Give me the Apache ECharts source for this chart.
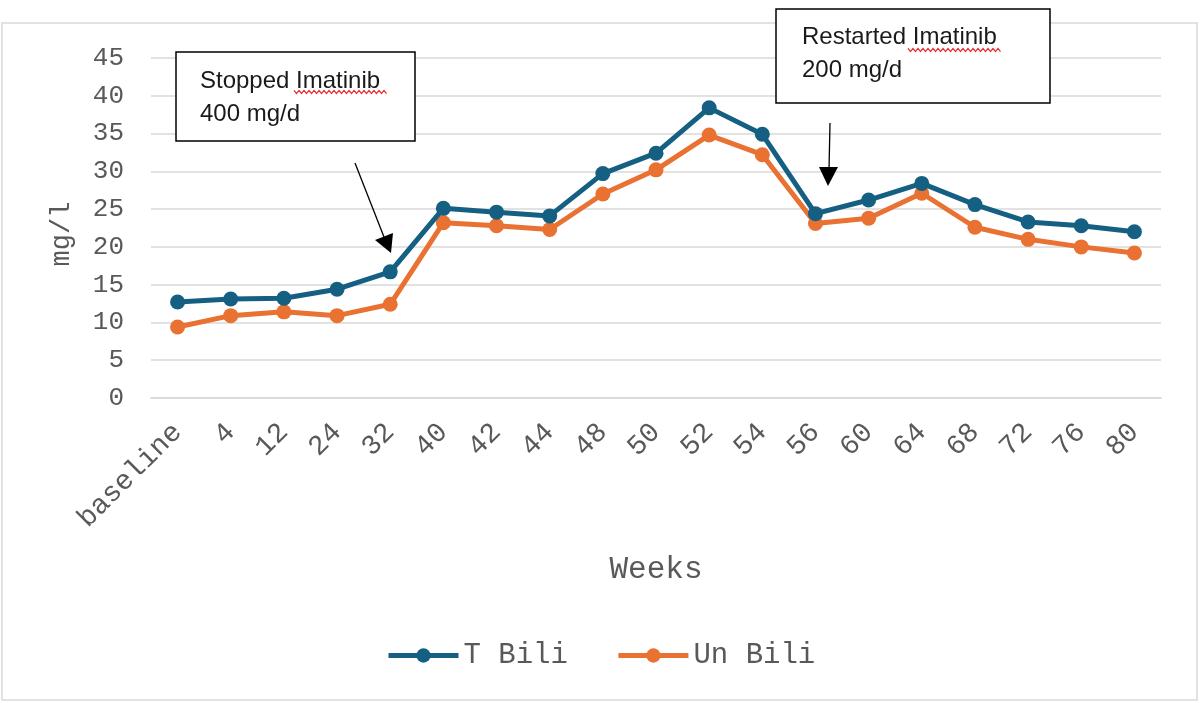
<!DOCTYPE html>
<html>
<head>
<meta charset="utf-8">
<script src="https://cdn.jsdelivr.net/npm/echarts@6/dist/echarts.min.js"></script>
<style>
html,body{margin:0;padding:0;background:#fff;}
#chart{width:1200px;height:703px;}
</style>
</head>
<body>
<div id="chart"></div>
<script>
const weeks = ['baseline','4','12','24','32','40','42','44','48','50','52','54','56','60','64','68','72','76','80'];
const tBili = [12.7,13.1,13.2,14.4,16.7,25.1,24.6,24.1,29.7,32.4,38.4,34.9,24.4,26.2,28.4,25.6,23.3,22.8,22.0];
const unBili = [9.4,10.9,11.4,10.9,12.4,23.2,22.8,22.3,27.0,30.2,34.8,32.2,23.1,23.8,27.1,22.6,21.0,20.0,19.2];
const seriesNames = ['T Bili','Un Bili'];
const yTicks = {min:0, max:45, step:5};
const notes = [
  {text:'Stopped Imatinib\n400 mg/d'},
  {text:'Restarted Imatinib\n200 mg/d'}
];

const mono = '"Liberation Mono", "Courier New", monospace';
const grey = '#595959';
const colors = ['#156082', '#E97132'];
const chart = echarts.init(document.getElementById('chart'));

function squiggle(x0, x1, y) {
  const pts = [];
  let up = true;
  for (let x = x0; x <= x1; x += 2.5) { pts.push([x, up ? y - 1.6 : y + 1.6]); up = !up; }
  return {type:'polyline', shape:{points:pts}, style:{stroke:'#e8262a', lineWidth:1.2, fill:null}, z:20};
}

chart.setOption({
  animation:false,
  backgroundColor:'#fff',
  grid:{left:151, right:39, top:58, bottom:305},
  xAxis:{
    type:'category', data:weeks, boundaryGap:true,
    name:'Weeks', nameLocation:'middle', nameGap:156,
    nameTextStyle:{fontFamily:mono, fontSize:31, color:grey},
    axisLine:{lineStyle:{color:'#d9d9d9', width:1.5}},
    axisTick:{show:false},
    axisLabel:{rotate:45, interval:0, fontFamily:mono, fontSize:28, color:grey, margin:30}
  },
  yAxis:{
    type:'value', min:yTicks.min, max:yTicks.max, interval:yTicks.step,
    name:'mg/l', nameLocation:'middle', nameGap:76,
    nameTextStyle:{fontFamily:mono, fontSize:27, color:grey, padding:[0,0,0,-12]},
    axisLine:{show:false}, axisTick:{show:false},
    axisLabel:{fontFamily:mono, fontSize:26, color:grey, margin:27},
    splitLine:{lineStyle:{color:'#d9d9d9', width:1.5}}
  },
  legend:{
    left:381, top:636, itemWidth:70, itemHeight:18, itemGap:48,
    textStyle:{fontFamily:mono, fontSize:29, color:grey},
    data:seriesNames.map((n, i) => ({name:n, lineStyle:{width:5, color:colors[i]}, itemStyle:{color:colors[i]}}))
  },
  series:[
    {name:seriesNames[0], type:'line', data:tBili, color:colors[0],
     symbol:'circle', symbolSize:15, lineStyle:{width:5}, z:3},
    {name:seriesNames[1], type:'line', data:unBili, color:colors[1],
     symbol:'circle', symbolSize:15, lineStyle:{width:5}, z:2}
  ],
  graphic:[
    {type:'rect', shape:{x:2, y:23, width:1195, height:677}, style:{fill:null, stroke:'#d9d9d9', lineWidth:1.5}, z:-1, silent:true},
    {type:'rect', shape:{x:176, y:52, width:239, height:89}, style:{fill:'#fff', stroke:'#000', lineWidth:1.5}, z:10},
    {type:'text', x:200, y:65, style:{text:notes[0].text, font:'24px "Liberation Sans", Arial, sans-serif', fill:'#1a1a1a', lineHeight:33}, z:11},
    squiggle(294, 388, 92),
    {type:'rect', shape:{x:776, y:9, width:274, height:94}, style:{fill:'#fff', stroke:'#000', lineWidth:1.5}, z:10},
    {type:'text', x:802, y:21, style:{text:notes[1].text, font:'24px "Liberation Sans", Arial, sans-serif', fill:'#1a1a1a', lineHeight:33}, z:11},
    squiggle(908, 1002, 50),
    {type:'line', shape:{x1:355, y1:163, x2:384, y2:237}, style:{stroke:'#000', lineWidth:1.3}, z:12},
    {type:'polygon', shape:{points:[[391,253],[375,240],[393,233]]}, style:{fill:'#000'}, z:12},
    {type:'line', shape:{x1:830, y1:123, x2:829, y2:170}, style:{stroke:'#000', lineWidth:1.3}, z:12},
    {type:'polygon', shape:{points:[[828,186],[819,167],[838,167]]}, style:{fill:'#000'}, z:12}
  ]
});
</script>
</body>
</html>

★ ★ ★ ★ ★ ★ ★

» EXERCISE BRIEF
Pictures stay out. Repeat only the lines from the beginning of the data through the line that has "const chart = echarts.init(document.getElementById('chart'));".

» CORRECT RESULT
Give me the Apache ECharts source for this chart.
<!DOCTYPE html>
<html>
<head>
<meta charset="utf-8">
<script src="https://cdn.jsdelivr.net/npm/echarts@6/dist/echarts.min.js"></script>
<style>
html,body{margin:0;padding:0;background:#fff;}
#chart{width:1200px;height:703px;}
</style>
</head>
<body>
<div id="chart"></div>
<script>
const weeks = ['baseline','4','12','24','32','40','42','44','48','50','52','54','56','60','64','68','72','76','80'];
const tBili = [12.7,13.1,13.2,14.4,16.7,25.1,24.6,24.1,29.7,32.4,38.4,34.9,24.4,26.2,28.4,25.6,23.3,22.8,22.0];
const unBili = [9.4,10.9,11.4,10.9,12.4,23.2,22.8,22.3,27.0,30.2,34.8,32.2,23.1,23.8,27.1,22.6,21.0,20.0,19.2];
const seriesNames = ['T Bili','Un Bili'];
const yTicks = {min:0, max:45, step:5};
const notes = [
  {text:'Stopped Imatinib\n400 mg/d'},
  {text:'Restarted Imatinib\n200 mg/d'}
];

const mono = '"Liberation Mono", "Courier New", monospace';
const grey = '#595959';
const colors = ['#156082', '#E97132'];
const chart = echarts.init(document.getElementById('chart'));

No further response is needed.